• _DIRECTION_
Print the entire listing. Each line must match the original exactly.

Figure scripts
--- begin ---

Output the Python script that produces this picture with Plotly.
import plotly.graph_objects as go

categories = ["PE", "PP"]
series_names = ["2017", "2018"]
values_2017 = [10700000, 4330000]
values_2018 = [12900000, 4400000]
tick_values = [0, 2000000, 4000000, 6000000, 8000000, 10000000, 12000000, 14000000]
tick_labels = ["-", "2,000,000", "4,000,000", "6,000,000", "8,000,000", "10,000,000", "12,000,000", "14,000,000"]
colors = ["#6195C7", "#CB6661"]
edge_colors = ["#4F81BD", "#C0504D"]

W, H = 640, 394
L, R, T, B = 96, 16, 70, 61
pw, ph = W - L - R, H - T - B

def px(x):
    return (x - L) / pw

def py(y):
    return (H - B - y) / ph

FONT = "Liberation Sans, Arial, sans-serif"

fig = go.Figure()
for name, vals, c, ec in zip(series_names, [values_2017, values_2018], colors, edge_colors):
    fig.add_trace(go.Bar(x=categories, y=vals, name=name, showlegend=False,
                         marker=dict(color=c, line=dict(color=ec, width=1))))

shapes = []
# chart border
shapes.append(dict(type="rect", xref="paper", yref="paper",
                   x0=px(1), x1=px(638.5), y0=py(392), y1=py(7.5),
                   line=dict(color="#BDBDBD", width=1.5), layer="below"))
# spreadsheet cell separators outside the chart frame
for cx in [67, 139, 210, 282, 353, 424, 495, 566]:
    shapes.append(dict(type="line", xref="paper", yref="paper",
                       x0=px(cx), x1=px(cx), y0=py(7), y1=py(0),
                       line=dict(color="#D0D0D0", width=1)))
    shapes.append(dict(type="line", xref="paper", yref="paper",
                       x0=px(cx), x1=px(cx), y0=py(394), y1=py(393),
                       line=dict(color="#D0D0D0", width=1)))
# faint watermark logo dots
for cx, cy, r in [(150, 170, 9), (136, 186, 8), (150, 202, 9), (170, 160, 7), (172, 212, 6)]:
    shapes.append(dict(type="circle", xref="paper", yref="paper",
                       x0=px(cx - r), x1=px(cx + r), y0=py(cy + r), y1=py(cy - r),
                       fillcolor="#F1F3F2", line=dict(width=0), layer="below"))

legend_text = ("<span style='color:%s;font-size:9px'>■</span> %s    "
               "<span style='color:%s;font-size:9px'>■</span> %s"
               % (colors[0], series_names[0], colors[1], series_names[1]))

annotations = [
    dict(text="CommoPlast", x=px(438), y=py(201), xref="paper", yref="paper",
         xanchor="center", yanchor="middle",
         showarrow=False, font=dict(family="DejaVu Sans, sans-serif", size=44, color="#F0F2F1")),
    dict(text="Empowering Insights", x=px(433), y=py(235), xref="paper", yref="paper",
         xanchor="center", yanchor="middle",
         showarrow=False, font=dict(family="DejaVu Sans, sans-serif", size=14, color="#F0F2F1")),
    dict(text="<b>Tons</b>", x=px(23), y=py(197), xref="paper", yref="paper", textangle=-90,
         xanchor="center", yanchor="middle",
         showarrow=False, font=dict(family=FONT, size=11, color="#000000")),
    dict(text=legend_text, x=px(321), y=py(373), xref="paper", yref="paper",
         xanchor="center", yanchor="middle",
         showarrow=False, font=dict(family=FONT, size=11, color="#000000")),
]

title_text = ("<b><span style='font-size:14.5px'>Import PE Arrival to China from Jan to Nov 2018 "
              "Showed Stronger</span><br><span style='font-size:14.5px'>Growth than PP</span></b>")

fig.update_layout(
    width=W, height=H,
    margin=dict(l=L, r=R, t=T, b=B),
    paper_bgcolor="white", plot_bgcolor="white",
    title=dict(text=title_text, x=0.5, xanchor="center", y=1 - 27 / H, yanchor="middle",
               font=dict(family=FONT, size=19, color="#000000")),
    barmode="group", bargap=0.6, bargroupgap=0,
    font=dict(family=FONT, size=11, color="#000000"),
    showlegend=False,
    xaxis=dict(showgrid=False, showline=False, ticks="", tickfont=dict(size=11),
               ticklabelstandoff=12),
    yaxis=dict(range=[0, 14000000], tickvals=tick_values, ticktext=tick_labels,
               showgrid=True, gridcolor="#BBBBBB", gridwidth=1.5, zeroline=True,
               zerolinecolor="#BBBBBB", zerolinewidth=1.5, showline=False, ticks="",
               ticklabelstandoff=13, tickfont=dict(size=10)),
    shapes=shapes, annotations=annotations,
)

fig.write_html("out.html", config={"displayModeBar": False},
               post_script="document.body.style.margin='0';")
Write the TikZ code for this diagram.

--- end ---

• _EXERCISE OUTPUT_
Output the Python script that produces this picture with Plotly.
import plotly.graph_objects as go

categories = ["PE", "PP"]
series_names = ["2017", "2018"]
values_2017 = [10700000, 4330000]
values_2018 = [12900000, 4400000]
tick_values = [0, 2000000, 4000000, 6000000, 8000000, 10000000, 12000000, 14000000]
tick_labels = ["-", "2,000,000", "4,000,000", "6,000,000", "8,000,000", "10,000,000", "12,000,000", "14,000,000"]
colors = ["#6195C7", "#CB6661"]
edge_colors = ["#4F81BD", "#C0504D"]

W, H = 640, 394
L, R, T, B = 96, 16, 70, 61
pw, ph = W - L - R, H - T - B

def px(x):
    return (x - L) / pw

def py(y):
    return (H - B - y) / ph

FONT = "Liberation Sans, Arial, sans-serif"

fig = go.Figure()
for name, vals, c, ec in zip(series_names, [values_2017, values_2018], colors, edge_colors):
    fig.add_trace(go.Bar(x=categories, y=vals, name=name, showlegend=False,
                         marker=dict(color=c, line=dict(color=ec, width=1))))

shapes = []
# chart border
shapes.append(dict(type="rect", xref="paper", yref="paper",
                   x0=px(1), x1=px(638.5), y0=py(392), y1=py(7.5),
                   line=dict(color="#BDBDBD", width=1.5), layer="below"))
# spreadsheet cell separators outside the chart frame
for cx in [67, 139, 210, 282, 353, 424, 495, 566]:
    shapes.append(dict(type="line", xref="paper", yref="paper",
                       x0=px(cx), x1=px(cx), y0=py(7), y1=py(0),
                       line=dict(color="#D0D0D0", width=1)))
    shapes.append(dict(type="line", xref="paper", yref="paper",
                       x0=px(cx), x1=px(cx), y0=py(394), y1=py(393),
                       line=dict(color="#D0D0D0", width=1)))
# faint watermark logo dots
for cx, cy, r in [(150, 170, 9), (136, 186, 8), (150, 202, 9), (170, 160, 7), (172, 212, 6)]:
    shapes.append(dict(type="circle", xref="paper", yref="paper",
                       x0=px(cx - r), x1=px(cx + r), y0=py(cy + r), y1=py(cy - r),
                       fillcolor="#F1F3F2", line=dict(width=0), layer="below"))

legend_text = ("<span style='color:%s;font-size:9px'>■</span> %s    "
               "<span style='color:%s;font-size:9px'>■</span> %s"
               % (colors[0], series_names[0], colors[1], series_names[1]))

annotations = [
    dict(text="CommoPlast", x=px(438), y=py(201), xref="paper", yref="paper",
         xanchor="center", yanchor="middle",
         showarrow=False, font=dict(family="DejaVu Sans, sans-serif", size=44, color="#F0F2F1")),
    dict(text="Empowering Insights", x=px(433), y=py(235), xref="paper", yref="paper",
         xanchor="center", yanchor="middle",
         showarrow=False, font=dict(family="DejaVu Sans, sans-serif", size=14, color="#F0F2F1")),
    dict(text="<b>Tons</b>", x=px(23), y=py(197), xref="paper", yref="paper", textangle=-90,
         xanchor="center", yanchor="middle",
         showarrow=False, font=dict(family=FONT, size=11, color="#000000")),
    dict(text=legend_text, x=px(321), y=py(373), xref="paper", yref="paper",
         xanchor="center", yanchor="middle",
         showarrow=False, font=dict(family=FONT, size=11, color="#000000")),
]

title_text = ("<b><span style='font-size:14.5px'>Import PE Arrival to China from Jan to Nov 2018 "
              "Showed Stronger</span><br><span style='font-size:14.5px'>Growth than PP</span></b>")

fig.update_layout(
    width=W, height=H,
    margin=dict(l=L, r=R, t=T, b=B),
    paper_bgcolor="white", plot_bgcolor="white",
    title=dict(text=title_text, x=0.5, xanchor="center", y=1 - 27 / H, yanchor="middle",
               font=dict(family=FONT, size=19, color="#000000")),
    barmode="group", bargap=0.6, bargroupgap=0,
    font=dict(family=FONT, size=11, color="#000000"),
    showlegend=False,
    xaxis=dict(showgrid=False, showline=False, ticks="", tickfont=dict(size=11),
               ticklabelstandoff=12),
    yaxis=dict(range=[0, 14000000], tickvals=tick_values, ticktext=tick_labels,
               showgrid=True, gridcolor="#BBBBBB", gridwidth=1.5, zeroline=True,
               zerolinecolor="#BBBBBB", zerolinewidth=1.5, showline=False, ticks="",
               ticklabelstandoff=13, tickfont=dict(size=10)),
    shapes=shapes, annotations=annotations,
)

fig.write_html("out.html", config={"displayModeBar": False},
               post_script="document.body.style.margin='0';")
Write the TikZ code for this diagram.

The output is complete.